Per the “planning fallacy” Wikipedia entry:
The planning fallacy...is a phenomenon in which predictions about how much time will be needed to complete a future task display an optimism bias and underestimate the time needed.
Different agile frameworks use different metrics, but the commonly-used velocity and cumulatative flow metrics are the typical guardrails for mitigating planning bias. There are certainly other metrics, but I'll talk briefly about velocity because I think it most closely addresses the concern.
How Velocity Mitigates Planning Bias
Velocity is a metric that looks at historical rates of delivery, and uses a moving average or other statistical functions to smooth perturbations. The velocity metric is probabilistic, and while it often works best with a baseline reference class to anchor the metric, in pragmatic usage it's actually less sensitive to that than one might think. The real determinant of how reliable velocity is as a predictive metric is the consistency of the estimation process.
The key to velocity's widely-accepted success in agile planning is a consistent estimation process. It actually matters very little whether the estimation process is optimistic, pessimistic, or ignores the reference class altogether, so long as the estimation process is applied similarly across iterations. Over a sufficient time window, a consistent estimation process will trend towards the sustainable rate of delivery.
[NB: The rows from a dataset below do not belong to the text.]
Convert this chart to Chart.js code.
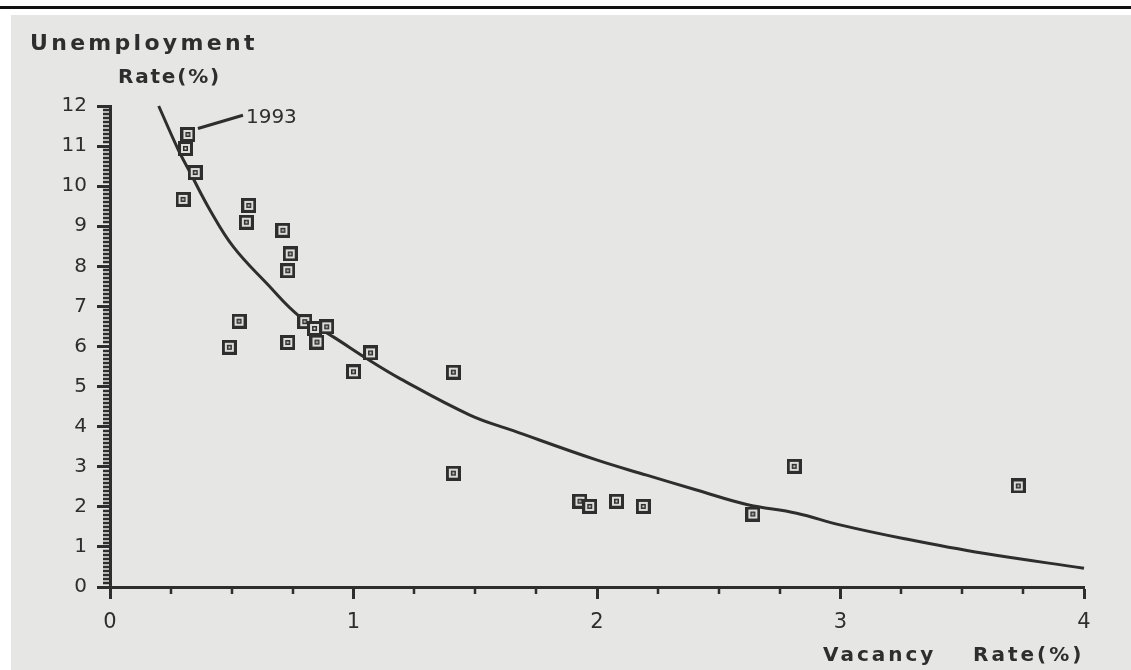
<!DOCTYPE html>
<html>
<head>
<meta charset="utf-8">
<script src="https://cdn.jsdelivr.net/npm/chart.js@4.4.1/dist/chart.umd.min.js"></script>
<style>
    html, body { margin: 0; padding: 0; background: #fff; }
    #wrap { position: relative; width: 1131px; height: 670px; overflow: hidden; }
    #topRule { position: absolute; left: 0; top: 6px; width: 1131px; height: 3px; background: #111; }
    #paper { position: absolute; left: 11px; top: 15px; right: 0; bottom: 0; background: #e6e6e4; }
    #chartBox { position: absolute; left: 0; top: 0; width: 1131px; height: 670px; }
</style>
</head>
<body>
<div id="wrap">
    <div id="topRule"></div>
    <div id="paper"></div>
    <div id="chartBox"><canvas id="myChart"></canvas></div>
</div>
<script>
// observed years: vacancy rate (%) vs unemployment rate (%)
const vacancyRate = [0.32, 0.31, 0.35, 0.30, 0.57, 0.56, 0.71, 0.74, 0.73, 0.53, 0.49,
    0.80, 0.84, 0.89, 0.73, 0.85, 1.07, 1.00, 1.41, 1.41, 1.93, 1.97, 2.08, 2.19, 2.64, 2.81, 3.73];
const unemploymentRate = [11.29, 10.94, 10.34, 9.67, 9.52, 9.10, 8.90, 8.31, 7.89, 6.63, 5.98,
    6.62, 6.45, 6.49, 6.10, 6.11, 5.84, 5.37, 5.36, 2.84, 2.14, 2.01, 2.14, 2.01, 1.82, 3.01, 2.52];

// fitted curve
const curveVacancy = [0.20, 0.281, 0.329, 0.411, 0.506, 0.644, 0.780, 0.917, 1.054, 1.191,
    1.478, 1.656, 1.998, 2.204, 2.409, 2.615, 2.820, 2.998, 3.258, 3.587, 4.00];
const curveUnemployment = [12.0, 10.90, 10.34, 9.40, 8.49, 7.57, 6.74, 6.24, 5.70, 5.20,
    4.29, 3.90, 3.17, 2.79, 2.42, 2.06, 1.84, 1.55, 1.21, 0.84, 0.47];

const xTickValues = [0, 1, 2, 3, 4];
const yTickValues = [0, 1, 2, 3, 4, 5, 6, 7, 8, 9, 10, 11, 12];
const xMinorStep = 0.25;
const yMinorStep = 0.1;

const yTitleLines = ['Unemployment', 'Rate(%)'];
const xTitleWords = ['Vacancy', 'Rate(%)'];
const noteText = '1993';
const noteIndex = 0;
const noteEnd = { x: 0.546, y: 11.77 };

window.addEventListener('DOMContentLoaded', () => {
    const ink = '#2e2e2e';
    const paper = '#dcdcda';

    // square-in-square marker like the printed symbol
    const marker = document.createElement('canvas');
    marker.width = 15;
    marker.height = 15;
    const g = marker.getContext('2d');
    g.fillStyle = ink; g.fillRect(0, 0, 15, 15);
    g.fillStyle = paper; g.fillRect(3, 3, 9, 9);
    g.fillStyle = ink; g.fillRect(5, 5, 5, 5);
    g.fillStyle = paper; g.fillRect(6.5, 6.5, 2, 2);

    const points = vacancyRate.map((v, i) => ({ x: v, y: unemploymentRate[i] }));
    const curve = curveVacancy.map((v, i) => ({ x: v, y: curveUnemployment[i] }));

    const paperText = {
        id: 'paperText',
        afterDraw(chart) {
            const { ctx, chartArea: a, scales: { x, y } } = chart;
            ctx.save();
            ctx.strokeStyle = ink;
            ctx.lineWidth = 2.5;
            // minor ticks
            ctx.beginPath();
            for (let k = 1; k * yMinorStep < 12; k++) {
                if (k % 10 === 0) continue;
                const py = Math.round(y.getPixelForValue(k * yMinorStep));
                ctx.moveTo(a.left - 7, py);
                ctx.lineTo(a.left, py);
            }
            for (let k = 1; k * xMinorStep < 4; k++) {
                if (k % 4 === 0) continue;
                const px = Math.round(x.getPixelForValue(k * xMinorStep));
                ctx.moveTo(px, a.bottom);
                ctx.lineTo(px, a.bottom + 7);
            }
            ctx.stroke();

            // 1993 note with leader
            const px0 = x.getPixelForValue(vacancyRate[noteIndex]);
            const py0 = y.getPixelForValue(unemploymentRate[noteIndex]);
            const ex = x.getPixelForValue(noteEnd.x);
            const ey = y.getPixelForValue(noteEnd.y);
            ctx.lineWidth = 3;
            ctx.beginPath();
            ctx.moveTo(px0 + 10, py0 - 6);
            ctx.lineTo(ex, ey);
            ctx.stroke();
            ctx.fillStyle = ink;
            ctx.textBaseline = 'alphabetic';
            ctx.textAlign = 'left';
            ctx.font = '20px "DejaVu Sans"';
            ctx.fillText(noteText, ex + 3, ey + 8);

            // axis titles
            ctx.font = 'bold 22px "DejaVu Sans"';
            ctx.letterSpacing = '3.3px';
            ctx.fillText(yTitleLines[0], a.left - 80, a.top - 56);
            ctx.font = 'bold 20px "DejaVu Sans"';
            ctx.letterSpacing = '1.8px';
            ctx.fillText(yTitleLines[1], a.left + 8, a.top - 23);
            ctx.letterSpacing = '3px';
            ctx.fillText(xTitleWords[0], a.right - 261, a.bottom + 74);
            ctx.fillText(xTitleWords[1], a.right - 111, a.bottom + 74);
            ctx.restore();
        }
    };

    const config = {
        type: 'scatter',
        data: {
            datasets: [{
                type: 'line',
                data: curve,
                borderColor: ink,
                borderWidth: 3,
                pointRadius: 0,
                fill: false,
                tension: 0.4,
                order: 2
            }, {
                data: points,
                pointStyle: marker,
                pointRadius: 7,
                order: 1
            }]
        },
        options: {
            responsive: true,
            maintainAspectRatio: false,
            animation: false,
            events: [],
            clip: false,
            layout: { padding: { left: 0, top: 106, right: 47, bottom: 0 } },
            plugins: { legend: { display: false }, tooltip: { enabled: false } },
            scales: {
                x: {
                    type: 'linear',
                    min: 0,
                    max: 4,
                    afterBuildTicks: s => { s.ticks = xTickValues.map(v => ({ value: v })); },
                    afterFit: s => { s.height = 83; },
                    grid: { drawOnChartArea: false, tickLength: 12, tickWidth: 3, tickColor: ink },
                    border: { color: ink, width: 3 },
                    ticks: { color: ink, padding: 11, maxRotation: 0, font: { family: 'DejaVu Sans', size: 21 } }
                },
                y: {
                    type: 'linear',
                    min: 0,
                    max: 12,
                    afterBuildTicks: s => { s.ticks = yTickValues.map(v => ({ value: v })); },
                    afterFit: s => { s.width = 110; },
                    grid: { drawOnChartArea: false, tickLength: 13, tickWidth: 3, tickColor: ink },
                    border: { color: ink, width: 3 },
                    ticks: { color: ink, padding: 10, font: { family: 'DejaVu Sans', size: 20 } }
                }
            }
        },
        plugins: [paperText]
    };

    new Chart(document.getElementById('myChart'), config);
});
</script>
</body>
</html>
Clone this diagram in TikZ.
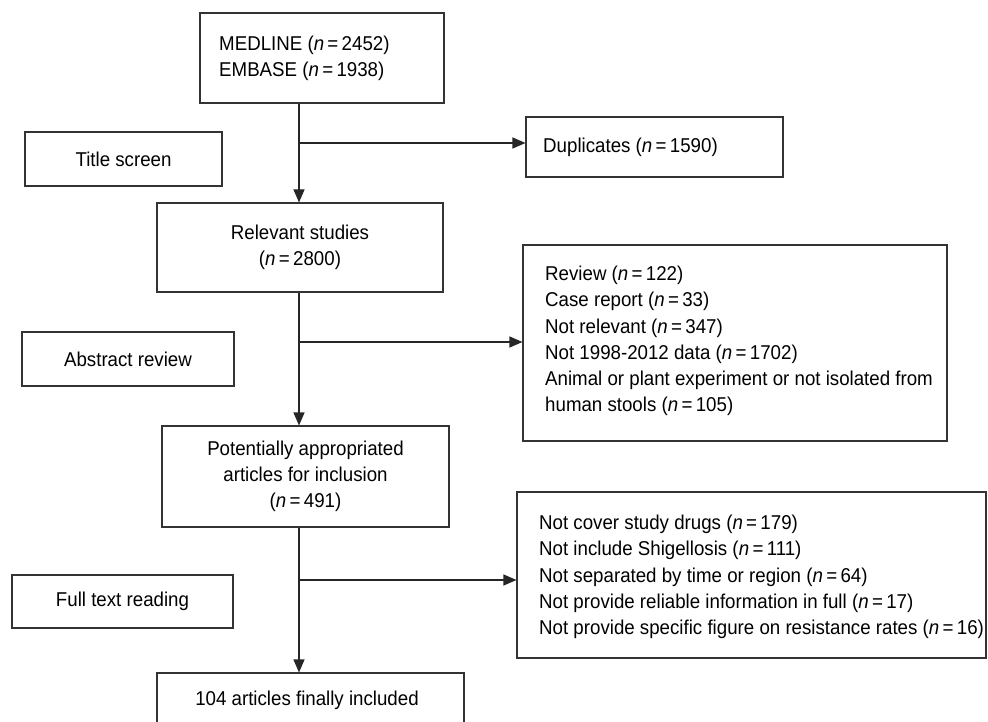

While a consistent estimation process is essential to reliable forecasting, that doesn't mean your project's estimation process can't change or improve. The notable caveat here is that iterative or incremental improvements to the estimation process will create small perturbations in delivery rates, but will generally be small enough to be swallowed by the smoothing function.
As a related caveat, it's also possible to make radical changes (hopefully improvements!) to the estimation process. When that happens, you either need to discard historical data or apply a "fudge factor" to account for the changes in the methodology. This may lead to less forecasting reliability from the metric in the short term, but can often be worthwhile if it leads to higher sustained reliability in meeting forecasts.